Luckiest horse in the barn Emilie ain’t. We had that big laminitis scare in December which turned out to actually have been a massive hoof abscess instead (‘biggest damned thing I’ve seen in a while’, the farrier said). That was good news—she got to lose the mouth guard, and she certainly was not unhappy about that.
Trust Emilie to finally get the vet’s word that she’s fine and promptly get injured again. This time she got into a fight with a gelding in the field (same one she was cheerfully handing out sex ed lessons with two weeks previous) and now she’s got a lame hind leg and severe kick injuries on the front.
Some days I don’t think there will ever be a day when Emilie and I are in good health at the same time.
Oh, the fjord at the top of the page? That’s Loke, one of the resident senior geldings who felt like modelling on a hot spring day.
Thank the gods for helpful friends, small blessings, and little grey pills. Those were pretty much the thoughts on my mind when the figurative dust settled and I was alone in the dark in my hospital bed. Nothing’s so bad it couldn’t be a whole lot worse.
My otherwise very cool headed horse spooked and bolted, bucking. I found myself testing gravity which turned out to be working as intended. As I hit the ground my first thought was, at least it’s dry; landing in mud isn’t all that pleasant, particularly not in winter. No, actually, that was my second thought. My first went something like, OH PINEAPPLING CRANBERRY, this is going to HURT!
It did. For about thirty seconds everything in creation revolved around trying to breathe in spite of my lungs trying to escape through my abdomen.
I managed to roll onto my back and noticed out of the corner of my eye that my arm didn’t roll along. Dislocated shoulder, fantastic. I was immediately reminded of stories about how much it hurts to have a shoulder pushed back in place. Then I realized that I could not move my arm and mentally added broken arm to the list.
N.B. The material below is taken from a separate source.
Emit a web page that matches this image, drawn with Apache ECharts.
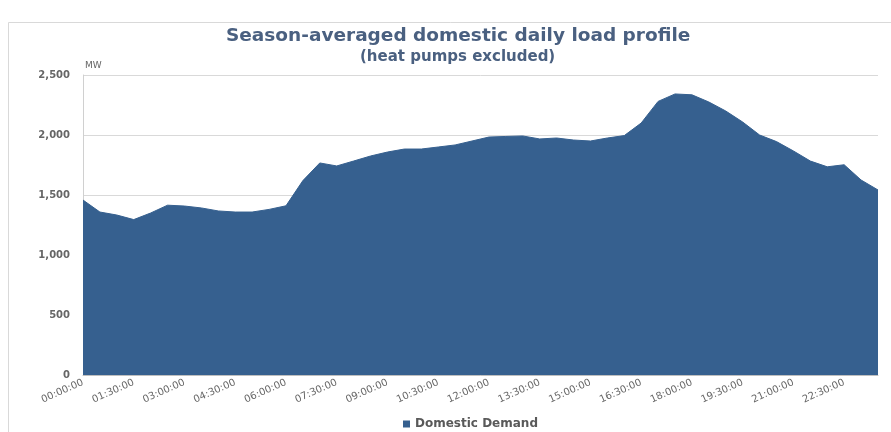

My recollection of the next minutes are a little hazy. Somebody caught my horse and returned her to pasture. Somebody called an ambulance. The ambulance guys poked me everywhere to check for spinal damage and waved fingers in my face to test for concussions. A lot of bad jokes were made because laughter sure is preferable to crying. The ambulance guy gave me a shot of morphine before loading me onto the stretcher, and another before we drove off on the dirt road, the oh so bumpy dirt road. Somewhere in the middle of this my shoulder snapped back in place, but thank you, sweet morphine, I didn’t notice. I got a third shot before x-rays so that I didn’t try to kill the radiology nurses for moving my arm around.
Now I sit typing with my left hand only and thank the powers that be for helpful friends. Everything is difficult in my drugged state, and people have stepped up all over to offer assistance. At times like this one remembers how important it is to have a solid network of friends, how important it is to be part of a community where helping each other out is the natural choice.